Records shown:
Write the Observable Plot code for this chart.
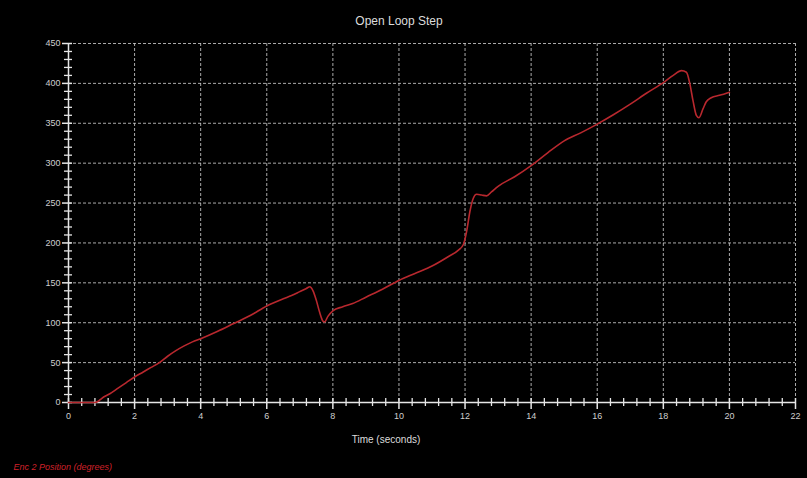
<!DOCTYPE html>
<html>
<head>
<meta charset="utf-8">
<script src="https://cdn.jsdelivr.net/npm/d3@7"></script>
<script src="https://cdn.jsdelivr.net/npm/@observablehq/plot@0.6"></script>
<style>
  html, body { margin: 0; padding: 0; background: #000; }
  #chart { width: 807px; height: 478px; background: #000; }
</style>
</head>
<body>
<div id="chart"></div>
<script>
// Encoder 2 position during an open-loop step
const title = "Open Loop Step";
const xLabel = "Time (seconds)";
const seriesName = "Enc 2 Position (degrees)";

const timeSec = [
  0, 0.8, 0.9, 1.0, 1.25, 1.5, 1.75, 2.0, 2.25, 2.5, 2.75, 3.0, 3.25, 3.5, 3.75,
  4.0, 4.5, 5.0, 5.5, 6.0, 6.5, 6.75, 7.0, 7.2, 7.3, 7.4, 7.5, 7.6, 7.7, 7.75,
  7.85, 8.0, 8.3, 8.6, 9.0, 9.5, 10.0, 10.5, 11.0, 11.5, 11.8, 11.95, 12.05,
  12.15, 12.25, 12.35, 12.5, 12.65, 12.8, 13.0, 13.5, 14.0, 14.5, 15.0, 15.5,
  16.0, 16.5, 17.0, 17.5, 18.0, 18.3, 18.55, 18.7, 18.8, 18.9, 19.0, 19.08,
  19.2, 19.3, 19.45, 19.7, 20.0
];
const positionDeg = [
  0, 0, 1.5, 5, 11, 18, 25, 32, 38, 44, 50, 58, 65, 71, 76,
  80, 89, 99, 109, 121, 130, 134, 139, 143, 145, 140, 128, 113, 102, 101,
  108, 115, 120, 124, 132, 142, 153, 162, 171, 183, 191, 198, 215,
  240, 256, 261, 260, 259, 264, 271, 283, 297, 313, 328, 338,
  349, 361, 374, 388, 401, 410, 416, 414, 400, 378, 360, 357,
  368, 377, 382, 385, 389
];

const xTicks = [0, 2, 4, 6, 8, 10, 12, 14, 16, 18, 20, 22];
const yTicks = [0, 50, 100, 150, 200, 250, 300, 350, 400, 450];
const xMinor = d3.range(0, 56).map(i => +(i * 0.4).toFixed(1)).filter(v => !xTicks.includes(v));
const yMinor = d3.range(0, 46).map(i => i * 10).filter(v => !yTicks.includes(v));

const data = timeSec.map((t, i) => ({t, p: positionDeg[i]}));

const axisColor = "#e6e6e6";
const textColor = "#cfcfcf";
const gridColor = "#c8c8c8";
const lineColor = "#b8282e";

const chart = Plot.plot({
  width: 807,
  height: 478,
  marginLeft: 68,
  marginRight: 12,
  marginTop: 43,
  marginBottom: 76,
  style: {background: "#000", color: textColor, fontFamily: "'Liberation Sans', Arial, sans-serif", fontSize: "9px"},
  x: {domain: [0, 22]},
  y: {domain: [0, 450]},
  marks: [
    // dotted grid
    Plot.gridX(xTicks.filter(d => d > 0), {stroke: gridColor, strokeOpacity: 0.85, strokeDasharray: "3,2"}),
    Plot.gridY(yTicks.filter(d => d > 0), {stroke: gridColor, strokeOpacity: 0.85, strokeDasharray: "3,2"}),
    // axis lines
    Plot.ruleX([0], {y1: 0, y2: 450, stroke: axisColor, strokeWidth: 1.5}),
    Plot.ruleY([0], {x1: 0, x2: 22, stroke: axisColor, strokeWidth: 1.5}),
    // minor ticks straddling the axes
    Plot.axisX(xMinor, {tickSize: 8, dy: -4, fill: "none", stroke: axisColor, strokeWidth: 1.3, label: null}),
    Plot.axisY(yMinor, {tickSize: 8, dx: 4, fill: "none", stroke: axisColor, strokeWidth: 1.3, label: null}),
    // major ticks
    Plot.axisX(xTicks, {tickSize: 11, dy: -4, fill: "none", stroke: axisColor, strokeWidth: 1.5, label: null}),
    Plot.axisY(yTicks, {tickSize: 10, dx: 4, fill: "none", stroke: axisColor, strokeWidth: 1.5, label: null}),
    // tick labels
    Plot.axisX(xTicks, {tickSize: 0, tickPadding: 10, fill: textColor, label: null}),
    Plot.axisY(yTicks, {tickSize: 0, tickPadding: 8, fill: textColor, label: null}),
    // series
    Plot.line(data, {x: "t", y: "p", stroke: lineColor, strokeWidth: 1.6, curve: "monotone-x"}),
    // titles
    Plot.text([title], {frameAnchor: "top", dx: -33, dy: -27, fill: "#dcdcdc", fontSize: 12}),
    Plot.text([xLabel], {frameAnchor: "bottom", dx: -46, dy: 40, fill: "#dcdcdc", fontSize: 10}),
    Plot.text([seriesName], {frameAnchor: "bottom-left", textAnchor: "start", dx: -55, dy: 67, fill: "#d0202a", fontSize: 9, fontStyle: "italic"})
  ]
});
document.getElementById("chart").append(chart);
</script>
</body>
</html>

* * *

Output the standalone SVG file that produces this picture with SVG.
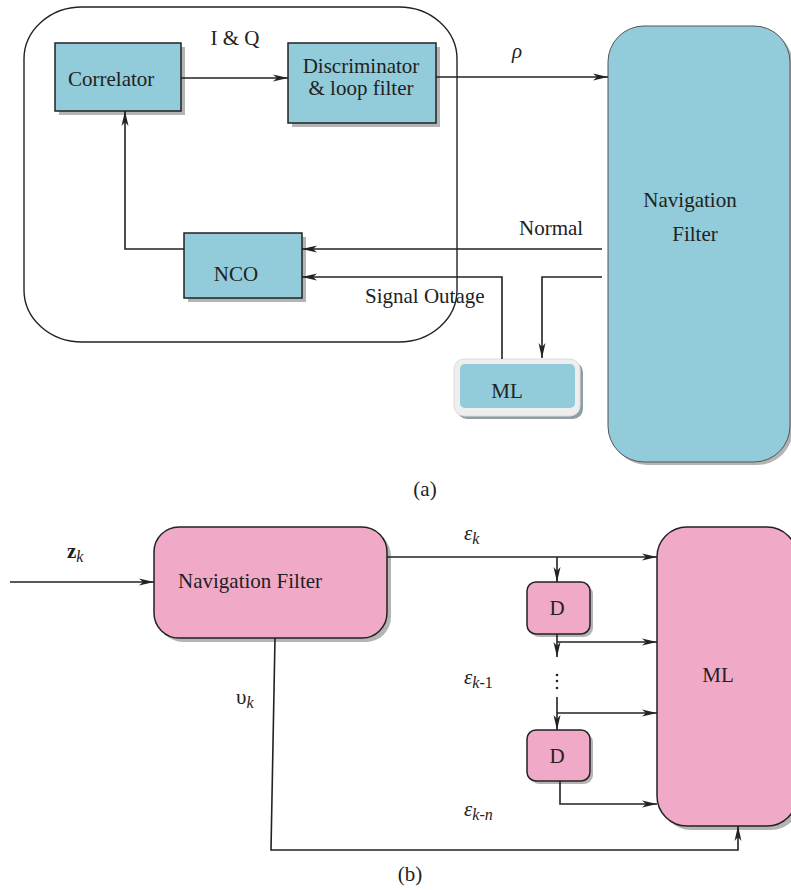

--

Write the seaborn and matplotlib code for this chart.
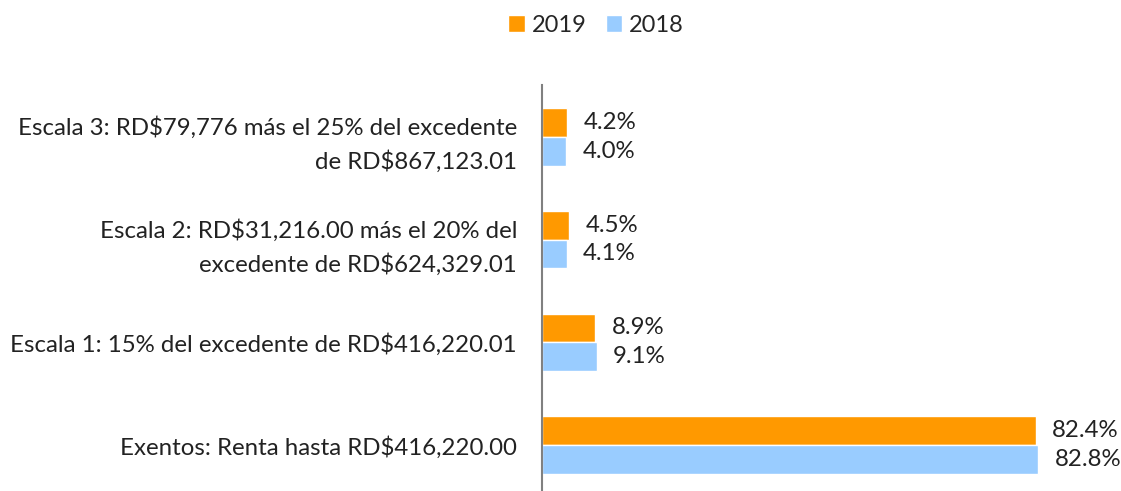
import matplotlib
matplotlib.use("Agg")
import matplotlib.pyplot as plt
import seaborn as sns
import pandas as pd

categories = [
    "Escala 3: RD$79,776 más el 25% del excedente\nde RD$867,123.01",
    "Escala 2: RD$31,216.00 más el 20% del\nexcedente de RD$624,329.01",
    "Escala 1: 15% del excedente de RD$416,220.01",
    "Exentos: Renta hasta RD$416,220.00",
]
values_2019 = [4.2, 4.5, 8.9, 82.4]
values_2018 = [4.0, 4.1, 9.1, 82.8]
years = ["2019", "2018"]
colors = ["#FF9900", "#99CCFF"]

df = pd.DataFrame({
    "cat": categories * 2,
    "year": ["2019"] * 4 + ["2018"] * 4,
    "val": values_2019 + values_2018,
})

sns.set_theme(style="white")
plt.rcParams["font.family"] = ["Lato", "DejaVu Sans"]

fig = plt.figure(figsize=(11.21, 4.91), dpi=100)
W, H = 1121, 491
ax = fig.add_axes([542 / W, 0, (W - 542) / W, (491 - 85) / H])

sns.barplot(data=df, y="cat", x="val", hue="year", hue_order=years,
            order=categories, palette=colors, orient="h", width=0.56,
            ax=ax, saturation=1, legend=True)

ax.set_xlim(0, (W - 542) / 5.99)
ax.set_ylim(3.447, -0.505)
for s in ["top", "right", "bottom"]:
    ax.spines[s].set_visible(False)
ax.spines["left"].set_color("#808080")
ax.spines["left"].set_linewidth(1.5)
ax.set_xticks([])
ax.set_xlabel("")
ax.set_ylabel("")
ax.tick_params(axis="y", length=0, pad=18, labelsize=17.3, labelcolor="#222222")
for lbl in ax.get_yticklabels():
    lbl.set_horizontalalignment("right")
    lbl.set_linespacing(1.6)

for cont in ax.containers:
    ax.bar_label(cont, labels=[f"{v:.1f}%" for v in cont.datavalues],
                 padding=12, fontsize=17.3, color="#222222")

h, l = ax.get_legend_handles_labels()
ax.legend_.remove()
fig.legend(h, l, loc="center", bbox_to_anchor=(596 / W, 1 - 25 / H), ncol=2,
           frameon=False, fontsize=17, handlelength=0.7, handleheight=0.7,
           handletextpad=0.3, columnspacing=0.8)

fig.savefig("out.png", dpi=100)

What to do: In the listing above, find the line with "Write the Observable" and the line with "const data = timeSec.map((t, i)". Set down exactly those lines and everything between them, skipping pictures.

Response:
Write the Observable Plot code for this chart.
<!DOCTYPE html>
<html>
<head>
<meta charset="utf-8">
<script src="https://cdn.jsdelivr.net/npm/d3@7"></script>
<script src="https://cdn.jsdelivr.net/npm/@observablehq/plot@0.6"></script>
<style>
  html, body { margin: 0; padding: 0; background: #000; }
  #chart { width: 807px; height: 478px; background: #000; }
</style>
</head>
<body>
<div id="chart"></div>
<script>
// Encoder 2 position during an open-loop step
const title = "Open Loop Step";
const xLabel = "Time (seconds)";
const seriesName = "Enc 2 Position (degrees)";

const timeSec = [
  0, 0.8, 0.9, 1.0, 1.25, 1.5, 1.75, 2.0, 2.25, 2.5, 2.75, 3.0, 3.25, 3.5, 3.75,
  4.0, 4.5, 5.0, 5.5, 6.0, 6.5, 6.75, 7.0, 7.2, 7.3, 7.4, 7.5, 7.6, 7.7, 7.75,
  7.85, 8.0, 8.3, 8.6, 9.0, 9.5, 10.0, 10.5, 11.0, 11.5, 11.8, 11.95, 12.05,
  12.15, 12.25, 12.35, 12.5, 12.65, 12.8, 13.0, 13.5, 14.0, 14.5, 15.0, 15.5,
  16.0, 16.5, 17.0, 17.5, 18.0, 18.3, 18.55, 18.7, 18.8, 18.9, 19.0, 19.08,
  19.2, 19.3, 19.45, 19.7, 20.0
];
const positionDeg = [
  0, 0, 1.5, 5, 11, 18, 25, 32, 38, 44, 50, 58, 65, 71, 76,
  80, 89, 99, 109, 121, 130, 134, 139, 143, 145, 140, 128, 113, 102, 101,
  108, 115, 120, 124, 132, 142, 153, 162, 171, 183, 191, 198, 215,
  240, 256, 261, 260, 259, 264, 271, 283, 297, 313, 328, 338,
  349, 361, 374, 388, 401, 410, 416, 414, 400, 378, 360, 357,
  368, 377, 382, 385, 389
];

const xTicks = [0, 2, 4, 6, 8, 10, 12, 14, 16, 18, 20, 22];
const yTicks = [0, 50, 100, 150, 200, 250, 300, 350, 400, 450];
const xMinor = d3.range(0, 56).map(i => +(i * 0.4).toFixed(1)).filter(v => !xTicks.includes(v));
const yMinor = d3.range(0, 46).map(i => i * 10).filter(v => !yTicks.includes(v));

const data = timeSec.map((t, i) => ({t, p: positionDeg[i]}));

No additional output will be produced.